* [Given exercise]
The listing below must be repeated word for word, with its images excluded.

* [Supplied information]
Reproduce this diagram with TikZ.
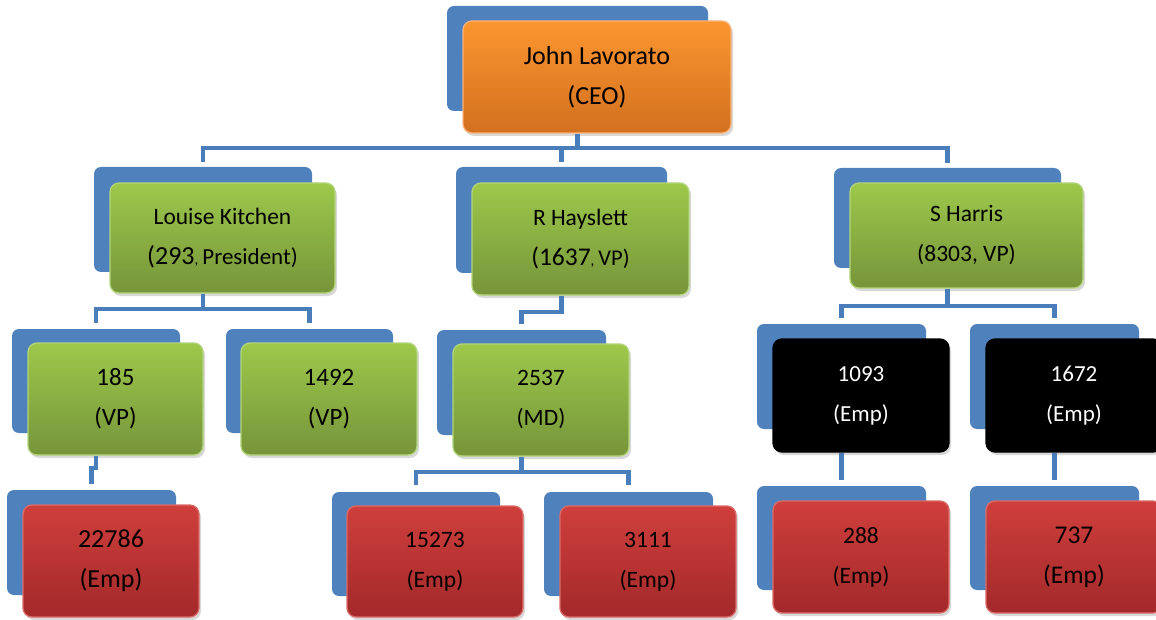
\documentclass[tikz,border=0pt]{standalone}
\usepackage{fontspec}
\setmainfont{Carlito}
\usetikzlibrary{shadows,calc}
\definecolor{backblue}{HTML}{4F81BD}
\definecolor{connblue}{HTML}{4A7EBA}
\definecolor{gtop}{HTML}{9DC84B}
\definecolor{gbot}{HTML}{76953A}
\definecolor{gbord}{HTML}{B2D47A}
\definecolor{otop}{HTML}{FB962F}
\definecolor{obot}{HTML}{D2701F}
\definecolor{obord}{HTML}{F9B27A}
\definecolor{rtop}{HTML}{CF3F3C}
\definecolor{rbot}{HTML}{A3292A}
\definecolor{rbord}{HTML}{DB6B68}
\newcommand{\fsz}[1]{\fontsize{#1}{40}\selectfont}
\tikzset{
  backbox/.style={fill=backblue, rounded corners=7pt, inner sep=0pt},
  frontbase/.style={rounded corners=9pt, inner sep=0pt, align=center, line width=1.3pt,
    drop shadow={shadow xshift=2pt, shadow yshift=-3pt, opacity=0.3}},
  greenbox/.style={frontbase, top color=gtop, bottom color=gbot, draw=gbord},
  orangebox/.style={frontbase, top color=otop, bottom color=obot, draw=obord},
  redbox/.style={frontbase, top color=rtop, bottom color=rbot, draw=rbord},
  blackbox/.style={frontbase, fill=black, draw=black, text=white},
  conn/.style={draw=connblue, line width=4.6pt}
}
\begin{document}
\begin{tikzpicture}[x=1pt,y=-1pt]
\fill[white] (0,0) rectangle (1156,620);
\useasboundingbox (0,0) rectangle (1156,620);
% CEO
\node[backbox, minimum width=261pt, minimum height=105pt] (ceoB) at (577.5,58.5) {};
\node[orangebox, minimum width=268pt, minimum height=112pt, font=\fsz{26}] (ceoF) at (597,77) {John Lavorato\\(CEO)};
% level 2
\node[backbox, minimum width=218pt, minimum height=105pt] (lkB) at (203,219.5) {};
\node[greenbox, minimum width=225pt, minimum height=110pt, font=\fsz{23.5}] (lkF) at (222.5,238) {Louise Kitchen\\{\fsz{26}(293}{\fsz{15},}\kern4pt{\fsz{23}President)}};
\node[backbox, minimum width=211pt, minimum height=106pt] (rhB) at (561.5,220) {};
\node[greenbox, minimum width=217pt, minimum height=112pt, font=\fsz{23.5}] (rhF) at (580.5,239) {R Hayslett\\{\fsz{25.5}(1637}{\fsz{15},}\kern4pt{\fsz{22.5}VP)}};
\node[backbox, minimum width=227pt, minimum height=100pt] (shB) at (947.5,218) {};
\node[greenbox, minimum width=233pt, minimum height=105pt, font=\fsz{23.5}] (shF) at (966.5,235.5) {S Harris\\(8303, VP)};
% level 3
\node[backbox, minimum width=168pt, minimum height=104pt] (aB) at (96,381) {};
\node[greenbox, minimum width=175pt, minimum height=112pt, font=\fsz{25}] (aF) at (115.5,399) {185\\(VP)};
\node[backbox, minimum width=167pt, minimum height=104pt] (bB) at (309.5,381) {};
\node[greenbox, minimum width=176pt, minimum height=112pt, font=\fsz{25}] (bF) at (329,399) {1492\\(VP)};
\node[backbox, minimum width=169pt, minimum height=105pt] (cB) at (521.5,382.5) {};
\node[greenbox, minimum width=176pt, minimum height=112pt, font=\fsz{23.5}] (cF) at (541,400) {2537\\(MD)};
\node[backbox, minimum width=169pt, minimum height=105pt] (dB) at (841.5,376.5) {};
\node[blackbox, minimum width=176pt, minimum height=113pt, font=\fsz{23}] (dF) at (861,395.5) {1093\\(Emp)};
\node[backbox, minimum width=169pt, minimum height=105pt] (eB) at (1054.5,376.5) {};
\node[blackbox, minimum width=176pt, minimum height=113pt, font=\fsz{23}] (eF) at (1074,395.5) {1672\\(Emp)};
% level 4
\node[backbox, minimum width=169pt, minimum height=105pt] (fB) at (91.5,542.5) {};
\node[redbox, minimum width=176pt, minimum height=112pt, font=\fsz{26}] (fF) at (111,561) {22786\\(Emp)};
\node[backbox, minimum width=168pt, minimum height=104pt] (gB) at (416,544) {};
\node[redbox, minimum width=176pt, minimum height=111pt, font=\fsz{23.5}] (gF) at (435,561.5) {15273\\(Emp)};
\node[backbox, minimum width=169pt, minimum height=104pt] (hB) at (628.5,544) {};
\node[redbox, minimum width=176pt, minimum height=111pt, font=\fsz{23.5}] (hF) at (648,561.5) {3111\\(Emp)};
\node[backbox, minimum width=169pt, minimum height=104pt] (iB) at (841.5,538) {};
\node[redbox, minimum width=176pt, minimum height=112pt, font=\fsz{23.5}] (iF) at (861,557) {288\\(Emp)};
\node[backbox, minimum width=169pt, minimum height=104pt] (jB) at (1054.5,538) {};
\node[redbox, minimum width=176pt, minimum height=112pt, font=\fsz{25.5}] (jF) at (1074,557) {737\\(Emp)};
% bar levels
\coordinate (bar1) at (0,148);
\coordinate (bar2) at (0,309);
\coordinate (bar3) at (0,312);
\coordinate (bar4) at (0,306);
\coordinate (bar5) at (0,468);
\coordinate (bar6) at (0,472);
% connectors
\draw[conn] (ceoB |- ceoF.south) -- (ceoB |- bar1) -| ($(lkB.north)+(0,-5)$);
\draw[conn] (ceoB |- bar1) -| ($(rhB.north)+(0,-5)$);
\draw[conn] (ceoB |- bar1) -| ($(shB.north)+(0,-5)$);
\draw[conn] (lkB |- lkF.south) -- (lkB |- bar2) -| ($(aB.north)+(0,-6)$);
\draw[conn] (lkB |- bar2) -| ($(bB.north)+(0,-6)$);
\draw[conn] (rhB |- rhF.south) -- (rhB |- bar3) -| ($(cB.north)+(0,-6)$);
\draw[conn] (shB |- shF.south) -- (shB |- bar4) -| ($(dB.north)+(0,-6)$);
\draw[conn] (shB |- bar4) -| ($(eB.north)+(0,-6)$);
\draw[conn] (aB |- aF.south) -- (aB |- bar5) -| ($(fB.north)+(0,-6)$);
\draw[conn] (cB |- cF.south) -- (cB |- bar6) -| ($(gB.north)+(0,-7)$);
\draw[conn] (cB |- bar6) -| ($(hB.north)+(0,-7)$);
\draw[conn] (dB |- dF.south) -- ($(iB.north)+(0,-6)$);
\draw[conn] (eB |- eF.south) -- ($(jB.north)+(0,-6)$);
\end{tikzpicture}
\end{document}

* [Complete answer]
Reproduce this diagram with TikZ.
\documentclass[tikz,border=0pt]{standalone}
\usepackage{fontspec}
\setmainfont{Carlito}
\usetikzlibrary{shadows,calc}
\definecolor{backblue}{HTML}{4F81BD}
\definecolor{connblue}{HTML}{4A7EBA}
\definecolor{gtop}{HTML}{9DC84B}
\definecolor{gbot}{HTML}{76953A}
\definecolor{gbord}{HTML}{B2D47A}
\definecolor{otop}{HTML}{FB962F}
\definecolor{obot}{HTML}{D2701F}
\definecolor{obord}{HTML}{F9B27A}
\definecolor{rtop}{HTML}{CF3F3C}
\definecolor{rbot}{HTML}{A3292A}
\definecolor{rbord}{HTML}{DB6B68}
\newcommand{\fsz}[1]{\fontsize{#1}{40}\selectfont}
\tikzset{
  backbox/.style={fill=backblue, rounded corners=7pt, inner sep=0pt},
  frontbase/.style={rounded corners=9pt, inner sep=0pt, align=center, line width=1.3pt,
    drop shadow={shadow xshift=2pt, shadow yshift=-3pt, opacity=0.3}},
  greenbox/.style={frontbase, top color=gtop, bottom color=gbot, draw=gbord},
  orangebox/.style={frontbase, top color=otop, bottom color=obot, draw=obord},
  redbox/.style={frontbase, top color=rtop, bottom color=rbot, draw=rbord},
  blackbox/.style={frontbase, fill=black, draw=black, text=white},
  conn/.style={draw=connblue, line width=4.6pt}
}
\begin{document}
\begin{tikzpicture}[x=1pt,y=-1pt]
\fill[white] (0,0) rectangle (1156,620);
\useasboundingbox (0,0) rectangle (1156,620);
% CEO
\node[backbox, minimum width=261pt, minimum height=105pt] (ceoB) at (577.5,58.5) {};
\node[orangebox, minimum width=268pt, minimum height=112pt, font=\fsz{26}] (ceoF) at (597,77) {John Lavorato\\(CEO)};
% level 2
\node[backbox, minimum width=218pt, minimum height=105pt] (lkB) at (203,219.5) {};
\node[greenbox, minimum width=225pt, minimum height=110pt, font=\fsz{23.5}] (lkF) at (222.5,238) {Louise Kitchen\\{\fsz{26}(293}{\fsz{15},}\kern4pt{\fsz{23}President)}};
\node[backbox, minimum width=211pt, minimum height=106pt] (rhB) at (561.5,220) {};
\node[greenbox, minimum width=217pt, minimum height=112pt, font=\fsz{23.5}] (rhF) at (580.5,239) {R Hayslett\\{\fsz{25.5}(1637}{\fsz{15},}\kern4pt{\fsz{22.5}VP)}};
\node[backbox, minimum width=227pt, minimum height=100pt] (shB) at (947.5,218) {};
\node[greenbox, minimum width=233pt, minimum height=105pt, font=\fsz{23.5}] (shF) at (966.5,235.5) {S Harris\\(8303, VP)};
% level 3
\node[backbox, minimum width=168pt, minimum height=104pt] (aB) at (96,381) {};
\node[greenbox, minimum width=175pt, minimum height=112pt, font=\fsz{25}] (aF) at (115.5,399) {185\\(VP)};
\node[backbox, minimum width=167pt, minimum height=104pt] (bB) at (309.5,381) {};
\node[greenbox, minimum width=176pt, minimum height=112pt, font=\fsz{25}] (bF) at (329,399) {1492\\(VP)};
\node[backbox, minimum width=169pt, minimum height=105pt] (cB) at (521.5,382.5) {};
\node[greenbox, minimum width=176pt, minimum height=112pt, font=\fsz{23.5}] (cF) at (541,400) {2537\\(MD)};
\node[backbox, minimum width=169pt, minimum height=105pt] (dB) at (841.5,376.5) {};
\node[blackbox, minimum width=176pt, minimum height=113pt, font=\fsz{23}] (dF) at (861,395.5) {1093\\(Emp)};
\node[backbox, minimum width=169pt, minimum height=105pt] (eB) at (1054.5,376.5) {};
\node[blackbox, minimum width=176pt, minimum height=113pt, font=\fsz{23}] (eF) at (1074,395.5) {1672\\(Emp)};
% level 4
\node[backbox, minimum width=169pt, minimum height=105pt] (fB) at (91.5,542.5) {};
\node[redbox, minimum width=176pt, minimum height=112pt, font=\fsz{26}] (fF) at (111,561) {22786\\(Emp)};
\node[backbox, minimum width=168pt, minimum height=104pt] (gB) at (416,544) {};
\node[redbox, minimum width=176pt, minimum height=111pt, font=\fsz{23.5}] (gF) at (435,561.5) {15273\\(Emp)};
\node[backbox, minimum width=169pt, minimum height=104pt] (hB) at (628.5,544) {};
\node[redbox, minimum width=176pt, minimum height=111pt, font=\fsz{23.5}] (hF) at (648,561.5) {3111\\(Emp)};
\node[backbox, minimum width=169pt, minimum height=104pt] (iB) at (841.5,538) {};
\node[redbox, minimum width=176pt, minimum height=112pt, font=\fsz{23.5}] (iF) at (861,557) {288\\(Emp)};
\node[backbox, minimum width=169pt, minimum height=104pt] (jB) at (1054.5,538) {};
\node[redbox, minimum width=176pt, minimum height=112pt, font=\fsz{25.5}] (jF) at (1074,557) {737\\(Emp)};
% bar levels
\coordinate (bar1) at (0,148);
\coordinate (bar2) at (0,309);
\coordinate (bar3) at (0,312);
\coordinate (bar4) at (0,306);
\coordinate (bar5) at (0,468);
\coordinate (bar6) at (0,472);
% connectors
\draw[conn] (ceoB |- ceoF.south) -- (ceoB |- bar1) -| ($(lkB.north)+(0,-5)$);
\draw[conn] (ceoB |- bar1) -| ($(rhB.north)+(0,-5)$);
\draw[conn] (ceoB |- bar1) -| ($(shB.north)+(0,-5)$);
\draw[conn] (lkB |- lkF.south) -- (lkB |- bar2) -| ($(aB.north)+(0,-6)$);
\draw[conn] (lkB |- bar2) -| ($(bB.north)+(0,-6)$);
\draw[conn] (rhB |- rhF.south) -- (rhB |- bar3) -| ($(cB.north)+(0,-6)$);
\draw[conn] (shB |- shF.south) -- (shB |- bar4) -| ($(dB.north)+(0,-6)$);
\draw[conn] (shB |- bar4) -| ($(eB.north)+(0,-6)$);
\draw[conn] (aB |- aF.south) -- (aB |- bar5) -| ($(fB.north)+(0,-6)$);
\draw[conn] (cB |- cF.south) -- (cB |- bar6) -| ($(gB.north)+(0,-7)$);
\draw[conn] (cB |- bar6) -| ($(hB.north)+(0,-7)$);
\draw[conn] (dB |- dF.south) -- ($(iB.north)+(0,-6)$);
\draw[conn] (eB |- eF.south) -- ($(jB.north)+(0,-6)$);
\end{tikzpicture}
\end{document}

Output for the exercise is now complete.